Robuste, isolant, facile à manipuler, confortable, doux, léger, durable, disponible à profusion, le feutre a toutes les qualités. Ils en acquièrent une totale maîtrise et fabriquent leurs chapeaux, leurs bottes, leurs habits et même leurs habitations en feutre. La fameuse yourte en est le parfait exemple. Elle est constituée de panneaux de feutre épais assemblés sur une structure en bois. Elle répond à des besoins d'étanchéité, de barrière thermique et surtout est facilement démontable ou assemblable. A deux, les mongols montent une yourte moyenne (10 m de diamètre par exemple) en 2h30.
Durant l’antiquité les peuples aux technologies évoluées (Chinois, Grecs, Romains) utilisent le feutre comme couverture (de chariot par exemple) ou comme rembourrage de selles ou d’armures.
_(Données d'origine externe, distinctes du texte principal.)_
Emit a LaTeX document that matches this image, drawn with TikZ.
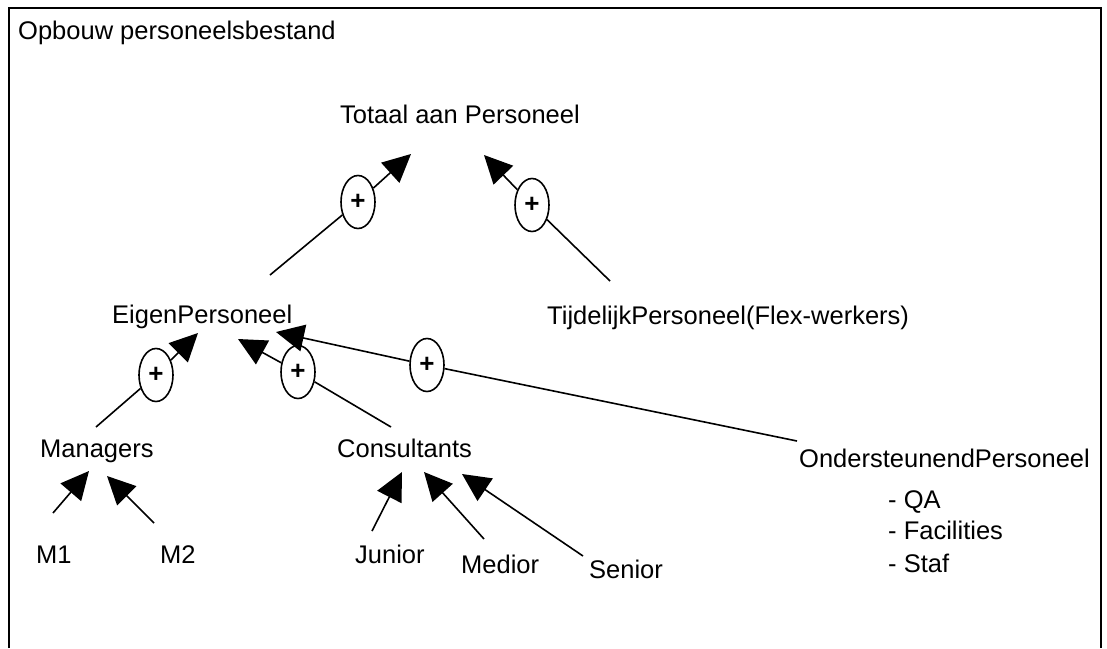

Comme pare-flèches, un feutre épais est plus efficace qu’un cuir. A la suite du déclin de l’empire romain, la pratique du feutre se perd en Europe occidentale jusqu’à ce que les croisés la ramène de Constantinople.
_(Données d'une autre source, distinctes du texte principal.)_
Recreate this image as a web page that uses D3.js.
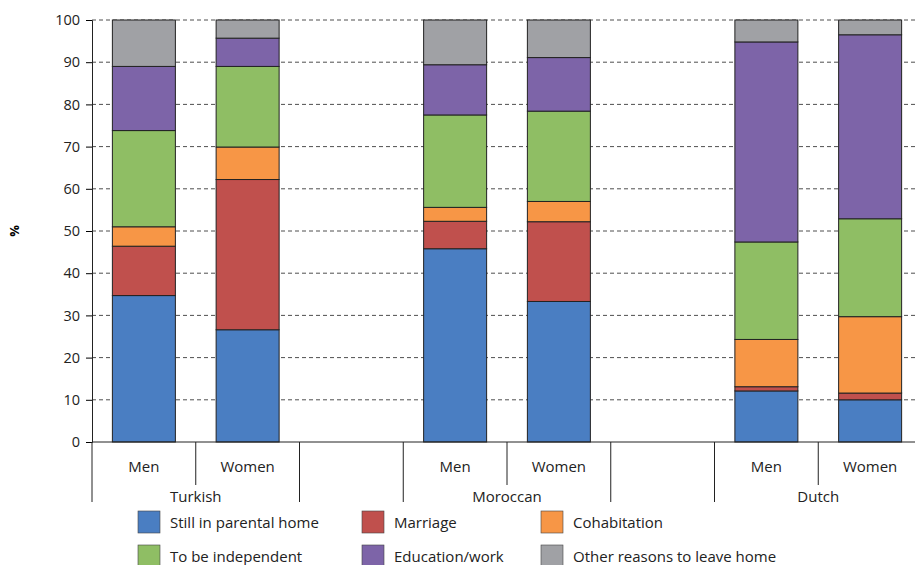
<!DOCTYPE html>
<html><head><meta charset="utf-8">
<script src="https://cdn.jsdelivr.net/npm/d3@7"></script>
<style>body{margin:0;background:#fff}text{font-family:"Open Sans",Arial,sans-serif}</style>
</head><body>
<svg id="chart" width="915" height="565"></svg>
<script>
// slots: 8 positions, empty ones are gaps between groups
const slots = ["TM", "TW", "g1", "MM", "MW", "g2", "DM", "DW"];
const barKeys = ["TM", "TW", "MM", "MW", "DM", "DW"];
const genders = ["Men", "Women", "Men", "Women", "Men", "Women"];
const groups = ["Turkish", "Moroccan", "Dutch"];
const series = ["Still in parental home", "Marriage", "Cohabitation", "To be independent", "Education/work", "Other reasons to leave home"];
const colors = ["#4a7ec2", "#c0504d", "#f79646", "#8fbe64", "#7d64a8", "#a0a1a5"];
const stillHome = [34.7, 26.6, 45.8, 33.3, 12.1, 10.0];
const marriage = [11.7, 35.6, 6.5, 18.9, 1.0, 1.6];
const cohabitation = [4.6, 7.7, 3.3, 4.8, 11.2, 18.1];
const independent = [22.8, 19.1, 21.9, 21.4, 23.1, 23.2];
const eduWork = [15.2, 6.7, 11.9, 12.7, 47.4, 43.6];
const other = [11.0, 4.3, 10.6, 8.9, 5.2, 3.5];
const yTicks = d3.range(0, 101, 10);

const svg = d3.select("#chart");
const x = d3.scaleBand().domain(slots).range([92, 922]).paddingInner(0).paddingOuter(0);
const y = d3.scaleLinear().domain([0, 100]).range([442, 20]);

const rows = barKeys.map((k, i) => {
  const r = {key: k};
  [stillHome, marriage, cohabitation, independent, eduWork, other].forEach((arr, j) => r[series[j]] = arr[i]);
  return r;
});
const stack = d3.stack().keys(series)(rows);

// grid
svg.append("g").selectAll("line").data(yTicks.filter(d => d > 0)).enter().append("line")
  .attr("x1", 92).attr("x2", 915).attr("y1", d => y(d)).attr("y2", d => y(d))
  .attr("stroke", "#222").attr("stroke-width", 0.8).attr("stroke-dasharray", "4,3");

// bars
const bw = 63;
stack.forEach((s, j) => {
  svg.append("g").selectAll("rect").data(s).enter().append("rect")
    .attr("x", d => x(d.data.key) + (x.bandwidth() - bw) / 2)
    .attr("y", d => y(d[1]))
    .attr("width", bw)
    .attr("height", d => y(d[0]) - y(d[1]))
    .attr("fill", colors[j]).attr("stroke", "#222").attr("stroke-width", 1);
});

// y axis
const ya = svg.append("g").attr("transform", "translate(92,0)")
  .call(d3.axisLeft(y).tickValues(yTicks).tickSize(6).tickPadding(6));
ya.select(".domain").attr("stroke", "#222");
ya.selectAll("text").attr("font-size", 14.5).attr("fill", "#222");
svg.append("text").attr("transform", "translate(19,231) rotate(-90)")
  .attr("text-anchor", "middle").attr("font-size", 13).attr("font-weight", "bold").text("%");

// x axis
svg.append("line").attr("x1", 92).attr("x2", 915).attr("y1", 442).attr("y2", 442).attr("stroke", "#222");
slots.forEach((s, i) => {
  const xx = x(s);
  const long = [0, 2, 3, 5, 6].includes(i);
  svg.append("line").attr("x1", xx).attr("x2", xx).attr("y1", 442)
    .attr("y2", long ? 502 : 485).attr("stroke", "#222");
});
barKeys.forEach((k, i) => {
  svg.append("text").attr("x", x(k) + x.bandwidth() / 2).attr("y", 472)
    .attr("text-anchor", "middle").attr("font-size", 15).attr("fill", "#222").text(genders[i]);
});
groups.forEach((g, i) => {
  const a = x(barKeys[i * 2]), b = x(barKeys[i * 2 + 1]) + x.bandwidth();
  svg.append("text").attr("x", (a + b) / 2).attr("y", 502)
    .attr("text-anchor", "middle").attr("font-size", 15).attr("fill", "#222").text(g);
});

// legend
const lx = [138, 362, 541], ly = [511, 545];
series.forEach((s, i) => {
  const gx = lx[i % 3], gy = ly[Math.floor(i / 3)];
  svg.append("rect").attr("x", gx).attr("y", gy).attr("width", 22).attr("height", 22)
    .attr("fill", colors[i]).attr("stroke", "#444").attr("stroke-width", 0.6);
  svg.append("text").attr("x", gx + 32).attr("y", gy + 17).attr("font-size", 15).attr("fill", "#222").text(s);
});
</script>
</body></html>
Aux XIIe et XIIIe siècles, son usage connait un essor considérable en Europe Occidentale et atteint ensuite l'Amérique du Sud.
Selon la légende, c’est Saint Clément qui aurait découvert le feutre lorsqu'il était moine errant. La technique serait née du résultat de sa sueur ajoutée aux fibres de lins dont il tapissait ses souliers pour se protéger du froid et au travail mécanique qu'effectuaient ses pieds lors de la marche et qui agglomérait les fibres. Bien que cette légende ne repose sur aucuns faits avérés, Saint Clément est devenu le saint patron des fabricants de feutre et sa fête, le 23 novembre, est traditionnellement un jour chômé chez les chapeliers.
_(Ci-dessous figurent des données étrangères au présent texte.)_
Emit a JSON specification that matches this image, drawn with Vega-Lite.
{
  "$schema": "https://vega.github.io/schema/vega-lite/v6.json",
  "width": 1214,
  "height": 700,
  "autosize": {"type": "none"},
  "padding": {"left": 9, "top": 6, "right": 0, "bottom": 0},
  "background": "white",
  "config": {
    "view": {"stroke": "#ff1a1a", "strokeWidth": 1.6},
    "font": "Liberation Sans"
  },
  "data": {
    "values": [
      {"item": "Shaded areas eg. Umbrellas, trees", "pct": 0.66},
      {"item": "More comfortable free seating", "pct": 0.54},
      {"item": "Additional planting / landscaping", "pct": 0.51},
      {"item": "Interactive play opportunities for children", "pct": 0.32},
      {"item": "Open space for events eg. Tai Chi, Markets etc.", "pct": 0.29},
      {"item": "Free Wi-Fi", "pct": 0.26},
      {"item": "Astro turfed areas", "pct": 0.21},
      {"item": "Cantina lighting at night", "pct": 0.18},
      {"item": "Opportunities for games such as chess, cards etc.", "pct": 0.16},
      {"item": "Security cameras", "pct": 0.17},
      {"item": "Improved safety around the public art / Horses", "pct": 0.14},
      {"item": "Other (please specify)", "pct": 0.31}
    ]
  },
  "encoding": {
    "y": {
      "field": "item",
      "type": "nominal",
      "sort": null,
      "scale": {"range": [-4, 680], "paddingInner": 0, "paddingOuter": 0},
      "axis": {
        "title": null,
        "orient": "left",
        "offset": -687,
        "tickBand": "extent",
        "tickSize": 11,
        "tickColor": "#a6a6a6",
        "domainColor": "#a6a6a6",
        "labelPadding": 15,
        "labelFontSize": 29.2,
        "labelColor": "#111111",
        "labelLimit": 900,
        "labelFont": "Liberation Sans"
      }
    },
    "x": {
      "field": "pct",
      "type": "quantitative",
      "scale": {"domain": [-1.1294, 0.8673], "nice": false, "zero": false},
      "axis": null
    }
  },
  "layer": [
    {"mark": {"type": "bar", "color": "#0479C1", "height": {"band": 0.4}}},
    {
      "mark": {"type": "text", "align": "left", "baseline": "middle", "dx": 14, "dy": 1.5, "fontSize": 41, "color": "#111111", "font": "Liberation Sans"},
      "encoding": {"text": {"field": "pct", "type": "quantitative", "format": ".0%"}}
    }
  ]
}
Au Maroc, le travail du feutre est également très ancien.
Particulièrement apprécié pour ses vertus d’isolation, d’imperméabilité que de facilité d’entretien ce matériau était, autrefois, principalement destiné à la confection des tapis de prière, de divers couvre-chefs tels les traditionnels tarbouches rouges, de tapis de selle pour les chevaux de la Fantasia. À Marrakech, où le métier a donné son nom au souk Lebaddine, ils étaient plus d’une soixantaine de boutiques à ne produire que du feutre. Dans les années 70, une trentaine exerçait encore leur art alors qu’actuellement ils se comptent sur les doigts d’une seule main dans l’étendue du Royaume.
Si la corporation des artisans feutriers a souffert d’une certaine modernité, celles des textiles synthétiques et des techniques industrielles, une mode venue d’Europe tend, aujourd’hui, à sauver cette activité traditionnelle et à ressusciter le métier. Redécouverte, cette matière première est très prisée par les touristes européens et ce sont désormais les chapeaux multicolores, les sacs, les paniers, les chaussons ou encore les dessous de plat qui trouvent faveur auprès dune clientèle plus internationale. Mais si les produits, les formes et les couleurs ont évolués, les gestes demeurent immuables et restent ceux des artisans de l’ancien souk des feutriers de la médina.